Turning to the Water for Perspective
Seeing all these posts of friends all over the world made me itch to downwind all day today.
But things don’t always go as you’d like. Plans didn’t turn out, the weather didn’t cooperate, the bumps started to build, then they got flat… It was one of those days where the weather just couldn’t decide what it wanted to be.
I needed to get out and paddle, it had been a heavy week and there was lots on my mind. I set out and figured it’d do me some good…. As I started paddling, all those funny thoughts come trickling back in…. You’re out of shape…. I still hate neoprene, ugh..booties give you scrappy board feel… Why am I so slow…. What took me so long to get back out… I hate flatwater paddling…just piles and piles of nonsense chatter…. Couldn’t turn it off….
The wind picked up.
I noticed I was treadmilling for quite a bit, but I’m always happy to paddle in rough conditions.
I started to complain again about how this paddle is going to suck coz I just started and now I’m just gonna treadmill…
When it hit me.
What the hell do I have to complain about?
I’m healthy and out paddling.
So what if I’m treadmilling?
I’m sure Kira would much rather be out paddling than dealing with chemo right now.
I’m sure the Buchanan family would prefer being out on the water than being stuck at the hospital.
It really put things into perspective for me and my silly trivial whining.
I treadmilled for a solid 20 mins until the gust let up and continued to punch forward. It made me think about the mental strength it takes to keep persevering through it all.
The wind was fickle, it had some south in it, lots of wall bump, loads of mush, nothing lined up at all…. And I just kept paddling.

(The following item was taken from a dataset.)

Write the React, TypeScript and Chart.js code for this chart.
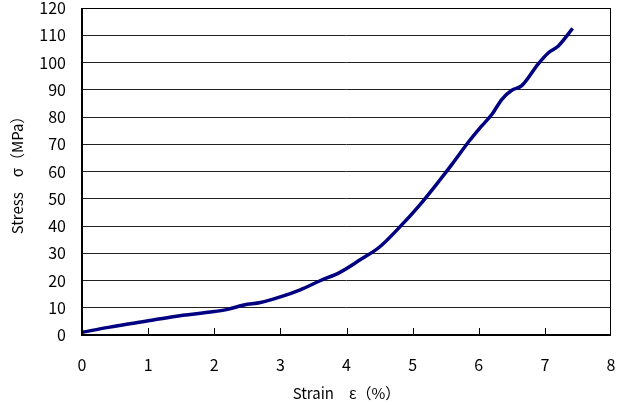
import React, { useEffect, useRef } from "react";
import { Chart, registerables } from "chart.js";

Chart.register(...registerables);

const strain: number[] = [0, 0.4, 1.0, 1.4, 2.0, 2.2, 2.45, 2.7, 3.0, 3.3, 3.6, 3.9, 4.2, 4.5, 4.8, 5.1, 5.4, 5.6, 5.85, 6.0, 6.2, 6.35, 6.5, 6.65, 6.9, 7.05, 7.2, 7.42];
const stress: number[] = [1, 2.8, 5.2, 6.8, 8.6, 9.4, 11, 11.9, 14, 16.6, 19.9, 23, 27.5, 32.3, 39.5, 47.5, 56.5, 62.8, 71, 75.5, 81, 86.5, 89.8, 91.5, 99.5, 103.5, 106, 112.5];
const xTicks: number[] = [0, 1, 2, 3, 4, 5, 6, 7, 8];
const yTicks: number[] = [0, 10, 20, 30, 40, 50, 60, 70, 80, 90, 100, 110, 120];
const xTitle = "Strain\u3000ε（%）";
const yTitle = "Stress\u3000σ（MPa）";

const FONT = "'Noto Sans CJK JP', 'Liberation Sans', sans-serif";

const framePlugin = {
  id: "frame",
  afterDatasetsDraw(chart: any) {
    const { ctx, chartArea } = chart;
    const xs = chart.scales.x;
    ctx.save();
    ctx.strokeStyle = "#000";
    ctx.lineWidth = 1;
    ctx.strokeRect(chartArea.left + 0.5, chartArea.top + 0.5, chartArea.right - chartArea.left - 1, chartArea.bottom - chartArea.top);
    ctx.lineWidth = 2;
    ctx.beginPath();
    ctx.moveTo(chartArea.left, chartArea.top);
    ctx.lineTo(chartArea.left, chartArea.bottom);
    ctx.lineTo(chartArea.right, chartArea.bottom);
    ctx.stroke();
    ctx.lineWidth = 1;
    ctx.beginPath();
    for (const v of xTicks.slice(1, -1)) {
      const px = Math.round(xs.getPixelForValue(v)) + 0.5;
      ctx.moveTo(px, chartArea.bottom);
      ctx.lineTo(px, chartArea.bottom - 7);
    }
    ctx.stroke();
    ctx.restore();
  },
};

export default function App() {
  const ref = useRef<HTMLCanvasElement>(null);
  useEffect(() => {
    if (!ref.current) return;
    const chart = new Chart(ref.current, {
      type: "line",
      data: {
        datasets: [
          {
            data: strain.map((x, i) => ({ x, y: stress[i] })),
            borderColor: "#000080",
            borderWidth: 3.5,
            pointRadius: 0,
            cubicInterpolationMode: "monotone",
            fill: false,
          },
        ],
      },
      options: {
        animation: false,
        responsive: false,
        devicePixelRatio: 1,
        layout: { padding: { left: 0, top: 8, right: 6, bottom: 0 } },
        plugins: { legend: { display: false }, tooltip: { enabled: false } },
        scales: {
          x: {
            type: "linear",
            min: 0,
            max: 8,
            afterBuildTicks: (s: any) => { s.ticks = xTicks.map((v) => ({ value: v })); },
            afterFit: (s: any) => { s.height = 70; s.paddingLeft = 0; s.paddingRight = 0; s.paddingTop = 0; s.paddingBottom = 0; },
            grid: { display: false, drawTicks: false },
            border: { display: false },
            ticks: { color: "#000", padding: 20, maxRotation: 0, font: { family: FONT, size: 16 } },
            title: { display: true, text: xTitle, color: "#000", padding: { top: 4, bottom: 3 }, font: { family: FONT, size: 15 } },
          },
          y: {
            type: "linear",
            min: 0,
            max: 120,
            afterBuildTicks: (s: any) => { s.ticks = yTicks.map((v) => ({ value: v })); },
            afterFit: (s: any) => { s.width = 82; s.paddingLeft = 0; s.paddingRight = 0; s.paddingTop = 0; s.paddingBottom = 0; },
            grid: { color: "#222", lineWidth: 1, drawTicks: false },
            border: { display: false },
            ticks: { color: "#000", padding: 16, font: { family: FONT, size: 16 } },
            title: { display: true, text: yTitle, color: "#000", padding: { top: 8, bottom: 4 }, font: { family: FONT, size: 15 } },
          },
        },
      },
      plugins: [framePlugin],
    });
    return () => chart.destroy();
  }, []);
  return (
    <div style={{ position: "fixed", left: 0, top: 0, width: 617, height: 405, background: "#fff" }}>
      <canvas ref={ref} width={617} height={405} style={{ display: "block" }} />
    </div>
  );
}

I paddled to a point where upwinding wasn’t even bothering me anymore. I turned around and was super stoked to catch a few bumps back to event site when lord Viento decided to gift me with another upwinder. It no longer bothered me.
Today I really felt a sense of what #paddleforkira truly meant.
@kira.buchanan I hope you stay strong and know that this river misses you.
Being out on the water allowed me to hit reset.